Passwords remain one of the weakest links in enterprise security — and new research suggests the problem is only getting worse. Despite years of awareness campaigns and stricter rules, weak and outdated password practices are still exposing organizations to credential theft and large-scale breaches.
According to Picus Security’s latest Blue Report, based on more than 160 million attack simulations, at least one password hash was cracked in 46% of enterprise environments in 2025. That’s almost double the 25% recorded in 2024.
The findings highlight how outdated policies and poor credential management continue to leave enterprises open to attack.
Why Passwords Are Still So Vulnerable
Cyber attackers are not just getting faster at password cracking — they are also smarter. Security research engineer Sıla Özeren of Picus Security explains that too many environments still allow weak or even old passwords, even for privileged accounts. In many cases, password rotation or complexity rules are outdated, or applied only sporadically.
This is a major problem in today’s complex IT environments. With identities spread across on-premises systems, multiple cloud apps, and hybrid infrastructures, consistent enforcement of strong password policies is becoming increasingly difficult.
“Decentralization makes visibility and enforcement harder, expanding the attack surface,” says Ivan Milenkovic, VP of risk technology at Qualys.
Attackers Are Getting Better at Cracking Passwords
Modern attackers use powerful techniques such as GPU-accelerated brute-forcing, rainbow tables, infostealer malware, and password spraying.
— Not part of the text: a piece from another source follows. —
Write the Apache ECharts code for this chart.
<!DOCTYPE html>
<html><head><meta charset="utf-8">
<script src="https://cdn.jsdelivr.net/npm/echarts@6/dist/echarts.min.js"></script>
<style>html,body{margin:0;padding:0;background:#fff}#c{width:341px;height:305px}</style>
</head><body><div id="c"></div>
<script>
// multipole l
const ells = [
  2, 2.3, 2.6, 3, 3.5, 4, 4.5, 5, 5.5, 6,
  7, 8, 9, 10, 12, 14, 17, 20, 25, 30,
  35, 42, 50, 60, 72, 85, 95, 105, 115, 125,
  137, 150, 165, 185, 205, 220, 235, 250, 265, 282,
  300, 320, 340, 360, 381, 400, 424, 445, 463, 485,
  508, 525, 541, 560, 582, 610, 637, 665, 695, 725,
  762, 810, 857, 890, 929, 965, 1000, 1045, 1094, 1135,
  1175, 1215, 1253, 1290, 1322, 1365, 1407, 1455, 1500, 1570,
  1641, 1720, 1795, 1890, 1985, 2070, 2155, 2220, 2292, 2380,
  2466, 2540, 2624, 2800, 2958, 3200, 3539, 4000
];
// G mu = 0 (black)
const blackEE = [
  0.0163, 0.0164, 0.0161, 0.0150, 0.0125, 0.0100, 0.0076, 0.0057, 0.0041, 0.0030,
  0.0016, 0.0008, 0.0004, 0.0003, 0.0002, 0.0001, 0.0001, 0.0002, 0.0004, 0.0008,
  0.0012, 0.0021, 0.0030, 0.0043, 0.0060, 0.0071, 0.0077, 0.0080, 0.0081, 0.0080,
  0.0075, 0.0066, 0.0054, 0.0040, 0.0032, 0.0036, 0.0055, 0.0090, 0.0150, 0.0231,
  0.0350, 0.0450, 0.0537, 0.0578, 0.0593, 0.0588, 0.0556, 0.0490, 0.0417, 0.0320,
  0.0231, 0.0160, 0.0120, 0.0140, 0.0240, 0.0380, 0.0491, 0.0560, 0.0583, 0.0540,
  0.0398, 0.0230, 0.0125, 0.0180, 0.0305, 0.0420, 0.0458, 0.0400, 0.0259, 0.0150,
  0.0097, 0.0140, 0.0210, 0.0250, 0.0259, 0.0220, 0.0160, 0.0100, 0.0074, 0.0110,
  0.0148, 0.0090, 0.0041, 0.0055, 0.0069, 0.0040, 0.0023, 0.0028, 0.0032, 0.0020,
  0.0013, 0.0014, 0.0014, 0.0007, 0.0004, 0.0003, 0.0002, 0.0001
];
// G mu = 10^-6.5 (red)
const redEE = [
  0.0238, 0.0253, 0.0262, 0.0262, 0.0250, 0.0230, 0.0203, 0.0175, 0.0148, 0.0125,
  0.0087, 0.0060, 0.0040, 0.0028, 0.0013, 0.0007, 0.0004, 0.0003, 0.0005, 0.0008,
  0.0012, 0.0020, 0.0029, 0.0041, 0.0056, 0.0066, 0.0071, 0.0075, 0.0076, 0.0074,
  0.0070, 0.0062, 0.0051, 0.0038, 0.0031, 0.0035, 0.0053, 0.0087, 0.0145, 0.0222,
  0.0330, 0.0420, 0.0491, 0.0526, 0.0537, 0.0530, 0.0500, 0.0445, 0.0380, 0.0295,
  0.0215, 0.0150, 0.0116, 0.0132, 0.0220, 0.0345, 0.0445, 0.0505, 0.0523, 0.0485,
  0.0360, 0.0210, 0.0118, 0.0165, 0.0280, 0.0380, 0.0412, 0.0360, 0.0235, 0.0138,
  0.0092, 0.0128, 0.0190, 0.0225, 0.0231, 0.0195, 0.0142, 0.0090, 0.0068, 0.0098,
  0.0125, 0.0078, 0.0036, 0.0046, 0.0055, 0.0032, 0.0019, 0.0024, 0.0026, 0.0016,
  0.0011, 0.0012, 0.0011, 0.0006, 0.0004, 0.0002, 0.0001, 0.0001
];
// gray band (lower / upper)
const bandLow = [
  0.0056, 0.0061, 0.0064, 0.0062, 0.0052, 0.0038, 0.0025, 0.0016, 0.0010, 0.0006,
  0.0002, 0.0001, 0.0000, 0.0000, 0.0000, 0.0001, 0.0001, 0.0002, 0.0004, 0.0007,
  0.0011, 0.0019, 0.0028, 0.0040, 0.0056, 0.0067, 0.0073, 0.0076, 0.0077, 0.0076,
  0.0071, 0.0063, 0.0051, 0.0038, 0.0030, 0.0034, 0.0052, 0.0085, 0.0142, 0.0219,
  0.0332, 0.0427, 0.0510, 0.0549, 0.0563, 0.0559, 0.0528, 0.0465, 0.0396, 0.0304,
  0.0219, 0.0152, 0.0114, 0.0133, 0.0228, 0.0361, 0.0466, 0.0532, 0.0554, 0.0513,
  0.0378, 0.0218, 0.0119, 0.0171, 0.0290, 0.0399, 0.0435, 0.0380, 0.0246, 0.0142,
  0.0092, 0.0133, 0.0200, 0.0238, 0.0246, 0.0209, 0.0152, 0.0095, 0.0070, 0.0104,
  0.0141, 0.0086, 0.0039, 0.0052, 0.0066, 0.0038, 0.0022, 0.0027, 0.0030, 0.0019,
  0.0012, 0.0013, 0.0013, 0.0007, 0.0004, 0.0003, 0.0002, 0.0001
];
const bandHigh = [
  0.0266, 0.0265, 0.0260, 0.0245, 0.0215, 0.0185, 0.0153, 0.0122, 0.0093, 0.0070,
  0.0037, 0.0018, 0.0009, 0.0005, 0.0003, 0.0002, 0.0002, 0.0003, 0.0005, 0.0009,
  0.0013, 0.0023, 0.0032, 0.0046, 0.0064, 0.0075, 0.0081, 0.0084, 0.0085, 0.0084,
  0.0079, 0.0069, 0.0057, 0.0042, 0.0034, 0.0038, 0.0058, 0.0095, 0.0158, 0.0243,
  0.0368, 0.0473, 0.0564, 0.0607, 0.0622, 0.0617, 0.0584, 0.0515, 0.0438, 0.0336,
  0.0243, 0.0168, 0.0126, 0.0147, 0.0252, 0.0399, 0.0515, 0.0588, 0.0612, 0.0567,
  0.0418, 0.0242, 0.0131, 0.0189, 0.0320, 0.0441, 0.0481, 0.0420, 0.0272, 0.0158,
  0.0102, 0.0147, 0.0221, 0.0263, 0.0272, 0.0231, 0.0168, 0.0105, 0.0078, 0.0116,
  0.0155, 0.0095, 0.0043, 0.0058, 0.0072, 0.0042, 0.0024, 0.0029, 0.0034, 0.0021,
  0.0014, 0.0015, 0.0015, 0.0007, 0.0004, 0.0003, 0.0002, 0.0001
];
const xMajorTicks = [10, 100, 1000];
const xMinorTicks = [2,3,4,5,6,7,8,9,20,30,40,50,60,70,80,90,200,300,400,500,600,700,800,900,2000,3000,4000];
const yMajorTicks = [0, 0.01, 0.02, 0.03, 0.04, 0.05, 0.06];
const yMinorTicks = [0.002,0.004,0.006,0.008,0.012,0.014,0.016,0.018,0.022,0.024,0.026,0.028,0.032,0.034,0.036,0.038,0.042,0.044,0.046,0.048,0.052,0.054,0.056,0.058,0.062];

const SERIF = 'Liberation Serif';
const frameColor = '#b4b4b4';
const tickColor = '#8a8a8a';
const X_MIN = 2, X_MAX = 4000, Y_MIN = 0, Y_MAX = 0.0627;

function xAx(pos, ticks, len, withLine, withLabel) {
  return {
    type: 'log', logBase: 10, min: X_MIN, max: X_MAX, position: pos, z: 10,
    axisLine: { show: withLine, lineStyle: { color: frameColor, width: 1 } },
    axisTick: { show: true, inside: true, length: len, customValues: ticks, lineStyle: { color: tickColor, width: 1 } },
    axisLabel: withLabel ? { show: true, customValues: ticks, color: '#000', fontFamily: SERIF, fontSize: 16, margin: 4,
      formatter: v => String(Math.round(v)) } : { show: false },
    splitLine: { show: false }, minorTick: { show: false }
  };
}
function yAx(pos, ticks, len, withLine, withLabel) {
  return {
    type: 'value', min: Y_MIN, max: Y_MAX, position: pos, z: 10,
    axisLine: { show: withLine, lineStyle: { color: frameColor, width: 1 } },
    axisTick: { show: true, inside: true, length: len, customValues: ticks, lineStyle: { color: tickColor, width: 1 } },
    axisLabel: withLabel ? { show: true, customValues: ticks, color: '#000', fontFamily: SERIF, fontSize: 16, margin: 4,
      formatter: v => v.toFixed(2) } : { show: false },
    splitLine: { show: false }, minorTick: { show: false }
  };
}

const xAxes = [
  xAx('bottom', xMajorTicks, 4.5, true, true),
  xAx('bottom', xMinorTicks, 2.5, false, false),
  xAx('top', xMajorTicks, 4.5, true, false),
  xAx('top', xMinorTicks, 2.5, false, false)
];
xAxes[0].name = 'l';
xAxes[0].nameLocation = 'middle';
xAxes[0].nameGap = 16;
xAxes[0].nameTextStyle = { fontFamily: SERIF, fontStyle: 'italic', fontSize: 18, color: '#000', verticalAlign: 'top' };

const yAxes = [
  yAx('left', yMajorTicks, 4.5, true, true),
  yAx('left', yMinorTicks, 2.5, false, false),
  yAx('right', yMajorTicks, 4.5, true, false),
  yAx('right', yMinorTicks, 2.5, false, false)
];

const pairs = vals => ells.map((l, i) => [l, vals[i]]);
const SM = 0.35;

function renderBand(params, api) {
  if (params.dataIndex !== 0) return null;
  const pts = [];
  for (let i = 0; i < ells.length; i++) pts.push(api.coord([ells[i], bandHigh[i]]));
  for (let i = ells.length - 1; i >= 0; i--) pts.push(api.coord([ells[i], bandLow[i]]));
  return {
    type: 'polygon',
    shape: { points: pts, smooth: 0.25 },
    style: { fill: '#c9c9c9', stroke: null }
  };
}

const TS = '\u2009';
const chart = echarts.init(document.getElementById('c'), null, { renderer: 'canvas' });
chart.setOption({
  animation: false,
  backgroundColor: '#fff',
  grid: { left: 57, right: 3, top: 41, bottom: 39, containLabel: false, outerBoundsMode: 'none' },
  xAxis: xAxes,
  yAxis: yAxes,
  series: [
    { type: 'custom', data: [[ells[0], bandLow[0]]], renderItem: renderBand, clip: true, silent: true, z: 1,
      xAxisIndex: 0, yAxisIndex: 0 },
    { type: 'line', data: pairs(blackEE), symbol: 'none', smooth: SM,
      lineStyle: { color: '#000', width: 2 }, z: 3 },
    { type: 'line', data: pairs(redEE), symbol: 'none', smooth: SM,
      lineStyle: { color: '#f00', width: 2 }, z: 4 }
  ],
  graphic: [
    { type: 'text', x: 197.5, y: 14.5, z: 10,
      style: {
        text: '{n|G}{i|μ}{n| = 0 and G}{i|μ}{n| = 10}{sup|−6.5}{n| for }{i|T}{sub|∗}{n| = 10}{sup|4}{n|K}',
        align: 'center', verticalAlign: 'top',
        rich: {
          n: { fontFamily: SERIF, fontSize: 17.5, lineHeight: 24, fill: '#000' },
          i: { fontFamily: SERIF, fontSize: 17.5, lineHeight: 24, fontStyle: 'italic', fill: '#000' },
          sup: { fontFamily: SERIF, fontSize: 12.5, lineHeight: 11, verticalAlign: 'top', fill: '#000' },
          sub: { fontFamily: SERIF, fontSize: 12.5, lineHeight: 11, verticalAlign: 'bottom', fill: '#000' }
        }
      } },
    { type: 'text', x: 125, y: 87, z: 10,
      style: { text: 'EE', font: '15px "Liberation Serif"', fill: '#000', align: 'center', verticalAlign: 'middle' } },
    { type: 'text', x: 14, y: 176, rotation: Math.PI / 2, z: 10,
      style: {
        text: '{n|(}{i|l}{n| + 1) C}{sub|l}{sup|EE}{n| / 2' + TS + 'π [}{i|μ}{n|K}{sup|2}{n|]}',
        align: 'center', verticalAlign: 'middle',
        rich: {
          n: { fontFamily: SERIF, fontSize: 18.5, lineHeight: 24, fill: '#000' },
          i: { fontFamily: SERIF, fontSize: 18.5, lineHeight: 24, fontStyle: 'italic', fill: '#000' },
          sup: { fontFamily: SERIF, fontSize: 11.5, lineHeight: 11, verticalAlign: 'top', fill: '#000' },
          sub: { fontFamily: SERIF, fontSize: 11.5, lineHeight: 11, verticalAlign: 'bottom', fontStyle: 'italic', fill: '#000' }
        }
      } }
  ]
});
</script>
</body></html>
These methods allow them to bypass lockouts, harvest credentials at scale, and exploit weak hashing practices.
Older hashing methods like MD5 or SHA-1 are no longer enough. Security experts recommend stronger standards such as bcrypt, Argon2, or scrypt, combined with unique salts and peppers, to make brute-force attacks significantly harder.
“Without proper hashing and salting, attackers can crack hashes at scale using rainbow tables and other shortcuts,” Özeren warns.
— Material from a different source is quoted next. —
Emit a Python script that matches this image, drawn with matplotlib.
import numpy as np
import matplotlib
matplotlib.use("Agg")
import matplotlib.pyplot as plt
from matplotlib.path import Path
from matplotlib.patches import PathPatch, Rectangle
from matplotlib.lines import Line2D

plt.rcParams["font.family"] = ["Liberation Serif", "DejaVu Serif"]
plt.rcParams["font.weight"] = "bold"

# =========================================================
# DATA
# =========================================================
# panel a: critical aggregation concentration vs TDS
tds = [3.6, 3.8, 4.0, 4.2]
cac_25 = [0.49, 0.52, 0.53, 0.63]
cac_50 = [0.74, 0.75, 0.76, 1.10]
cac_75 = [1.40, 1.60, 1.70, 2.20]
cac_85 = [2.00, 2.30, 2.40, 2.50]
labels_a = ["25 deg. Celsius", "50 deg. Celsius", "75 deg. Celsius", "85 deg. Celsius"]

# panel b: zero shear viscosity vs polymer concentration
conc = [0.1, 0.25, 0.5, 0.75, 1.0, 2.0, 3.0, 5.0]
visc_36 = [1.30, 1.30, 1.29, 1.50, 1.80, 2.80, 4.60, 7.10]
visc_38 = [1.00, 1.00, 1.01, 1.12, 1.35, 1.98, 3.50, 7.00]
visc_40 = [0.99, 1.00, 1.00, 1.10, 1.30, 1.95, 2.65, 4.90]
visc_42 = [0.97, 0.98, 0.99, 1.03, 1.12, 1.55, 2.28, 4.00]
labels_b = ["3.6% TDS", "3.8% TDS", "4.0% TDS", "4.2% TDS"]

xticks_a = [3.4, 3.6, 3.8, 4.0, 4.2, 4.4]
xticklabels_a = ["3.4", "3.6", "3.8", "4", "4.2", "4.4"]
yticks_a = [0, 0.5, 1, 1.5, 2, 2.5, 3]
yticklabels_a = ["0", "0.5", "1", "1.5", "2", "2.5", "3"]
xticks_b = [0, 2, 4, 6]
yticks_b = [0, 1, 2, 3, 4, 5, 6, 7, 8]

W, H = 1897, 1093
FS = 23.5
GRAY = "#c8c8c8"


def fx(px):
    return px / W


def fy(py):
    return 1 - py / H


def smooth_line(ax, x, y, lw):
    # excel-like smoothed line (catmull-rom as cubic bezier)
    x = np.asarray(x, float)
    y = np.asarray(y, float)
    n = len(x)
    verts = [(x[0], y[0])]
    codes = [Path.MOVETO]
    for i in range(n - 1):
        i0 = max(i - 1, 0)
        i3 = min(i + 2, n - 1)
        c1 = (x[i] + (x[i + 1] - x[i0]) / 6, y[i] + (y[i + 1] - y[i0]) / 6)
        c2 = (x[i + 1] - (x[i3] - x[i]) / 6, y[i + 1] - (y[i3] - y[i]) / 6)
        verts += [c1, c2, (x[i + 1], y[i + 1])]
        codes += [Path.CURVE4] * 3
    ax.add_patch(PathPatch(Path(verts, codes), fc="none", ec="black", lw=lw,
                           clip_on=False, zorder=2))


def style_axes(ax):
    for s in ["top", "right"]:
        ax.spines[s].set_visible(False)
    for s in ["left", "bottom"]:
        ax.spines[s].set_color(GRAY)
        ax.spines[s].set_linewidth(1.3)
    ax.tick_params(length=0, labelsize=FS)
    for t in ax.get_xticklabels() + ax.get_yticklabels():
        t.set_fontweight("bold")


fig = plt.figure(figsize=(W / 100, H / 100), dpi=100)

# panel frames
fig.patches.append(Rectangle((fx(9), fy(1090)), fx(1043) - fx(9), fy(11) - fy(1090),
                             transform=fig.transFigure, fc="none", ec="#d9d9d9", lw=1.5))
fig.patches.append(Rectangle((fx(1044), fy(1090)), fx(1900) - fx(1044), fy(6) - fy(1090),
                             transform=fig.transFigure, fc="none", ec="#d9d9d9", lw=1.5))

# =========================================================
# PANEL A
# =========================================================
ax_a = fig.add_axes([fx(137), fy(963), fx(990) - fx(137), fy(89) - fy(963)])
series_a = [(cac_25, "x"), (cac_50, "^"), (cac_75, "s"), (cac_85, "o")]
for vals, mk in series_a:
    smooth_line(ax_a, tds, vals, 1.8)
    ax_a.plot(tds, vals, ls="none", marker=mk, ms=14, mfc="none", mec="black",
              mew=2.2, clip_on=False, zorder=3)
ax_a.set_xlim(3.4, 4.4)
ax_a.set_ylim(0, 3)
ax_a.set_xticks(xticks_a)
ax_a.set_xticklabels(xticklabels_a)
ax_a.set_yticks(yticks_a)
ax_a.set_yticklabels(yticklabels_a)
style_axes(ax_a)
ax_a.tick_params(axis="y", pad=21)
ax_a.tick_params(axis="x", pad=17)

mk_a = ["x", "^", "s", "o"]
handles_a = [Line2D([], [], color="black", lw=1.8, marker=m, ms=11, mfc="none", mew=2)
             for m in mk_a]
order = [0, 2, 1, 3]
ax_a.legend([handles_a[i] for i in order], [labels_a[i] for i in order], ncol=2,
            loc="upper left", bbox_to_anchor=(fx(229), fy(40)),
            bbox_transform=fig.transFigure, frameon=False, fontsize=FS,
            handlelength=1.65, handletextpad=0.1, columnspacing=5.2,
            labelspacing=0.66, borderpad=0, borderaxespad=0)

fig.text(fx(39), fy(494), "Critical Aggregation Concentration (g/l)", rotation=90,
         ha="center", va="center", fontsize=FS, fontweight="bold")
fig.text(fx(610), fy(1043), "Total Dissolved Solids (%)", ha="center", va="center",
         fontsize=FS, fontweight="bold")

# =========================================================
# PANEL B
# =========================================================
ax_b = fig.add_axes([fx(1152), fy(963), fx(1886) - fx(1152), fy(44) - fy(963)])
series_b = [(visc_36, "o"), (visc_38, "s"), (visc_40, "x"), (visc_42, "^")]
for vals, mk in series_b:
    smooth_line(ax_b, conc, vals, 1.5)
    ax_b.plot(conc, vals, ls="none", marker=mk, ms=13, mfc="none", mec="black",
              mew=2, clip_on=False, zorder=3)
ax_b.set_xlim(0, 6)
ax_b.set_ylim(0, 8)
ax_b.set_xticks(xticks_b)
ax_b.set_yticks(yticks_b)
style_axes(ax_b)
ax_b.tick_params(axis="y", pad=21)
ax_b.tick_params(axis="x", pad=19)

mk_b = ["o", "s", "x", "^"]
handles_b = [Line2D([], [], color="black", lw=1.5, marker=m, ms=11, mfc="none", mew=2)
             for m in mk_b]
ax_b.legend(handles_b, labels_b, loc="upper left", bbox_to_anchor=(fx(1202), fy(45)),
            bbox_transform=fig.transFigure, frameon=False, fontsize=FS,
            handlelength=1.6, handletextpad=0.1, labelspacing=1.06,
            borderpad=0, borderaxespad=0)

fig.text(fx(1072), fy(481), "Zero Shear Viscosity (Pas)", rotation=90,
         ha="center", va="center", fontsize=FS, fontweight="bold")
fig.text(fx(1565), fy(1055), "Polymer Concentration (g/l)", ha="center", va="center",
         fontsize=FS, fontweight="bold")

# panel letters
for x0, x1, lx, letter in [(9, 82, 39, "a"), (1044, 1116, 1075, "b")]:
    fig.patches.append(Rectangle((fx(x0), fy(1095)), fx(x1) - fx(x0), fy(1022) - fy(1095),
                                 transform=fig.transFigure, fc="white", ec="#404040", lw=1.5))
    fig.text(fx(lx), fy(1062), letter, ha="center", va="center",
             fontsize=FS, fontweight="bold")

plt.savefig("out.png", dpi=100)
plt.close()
Credential Theft Is Even More Dangerous
While brute-force cracking remains a problem, experts stress that stolen credentials are an even bigger threat.
Attackers often don’t need to crack passwords if they can steal them through phishing, social engineering, or credential leaks. Once inside, they can move laterally, escalate privileges, and gain administrative control of critical systems.
According to the Blue Report, attacks using valid credentials succeed 98% of the time, making credential-based breaches one of the most successful attack vectors.
Even worse, attempts to stop data exfiltration were only effective 3% of the time in 2025, down from 9% in 2024 — a worrying trend given the rise of ransomware double-extortion attacks.
Why Enterprise Defenses Keep Failing
Experts argue that too many organizations still rely on outdated security practices. Weak complexity rules, legacy systems, incomplete MFA enforcement, and poor credential management continue to expose enterprises.
“Defenses exist, but they’re either underfunded, poorly enforced, or dependent on people following procedures,” says Roddy Bergeron of Sherweb.
Cybersecurity leaders agree that modern defenses should go beyond passwords. Multi-Factor Authentication (MFA) is now a baseline requirement, supplemented by behavioral analytics, privileged access controls, real-time anomaly detection, and phishing-resistant authentication methods like passkeys.
“Legacy password rules such as forced character substitutions or periodic resets offer little resistance to today’s attacks,” says Darren Guccione, CEO of Keeper Security.
Continuous Validation Is Key
One of the most concerning findings of the Picus Security report is the gap between perceived and actual protection. While enterprises scored an average 62% effectiveness rating, only 3% of data exfiltration attempts were successfully blocked.
Experts believe the real issue is not the tools themselves but the lack of continuous validation. Security controls are often deployed and then forgotten, gradually losing effectiveness due to configuration drift, outdated rules, or evolving attacker techniques.
“The key takeaway for CISOs is clear — enterprises must adopt a threat-informed defense,” says Milenkovic of Qualys. “That means moving beyond compliance checklists and embracing continuous testing, monitoring, and security control validation.”
Conclusion
The state of enterprise password security is a wake-up call. Weak, outdated, and poorly enforced password policies are leaving businesses exposed to credential theft and large-scale breaches. Attackers are not only cracking passwords faster but also stealing them more efficiently through phishing and social engineering.
To defend against this growing threat, organizations must:
Enforce unique, complex passwords across all systems.
Implement multi-factor authentication (MFA) everywhere.
Adopt phishing-resistant authentication methods like passkeys.
Regularly test and validate identity and access controls.
Replace legacy hashing with bcrypt, Argon2, or scrypt combined with salts and peppers.
Without these measures, enterprises risk leaving the “front door” wide open to attackers.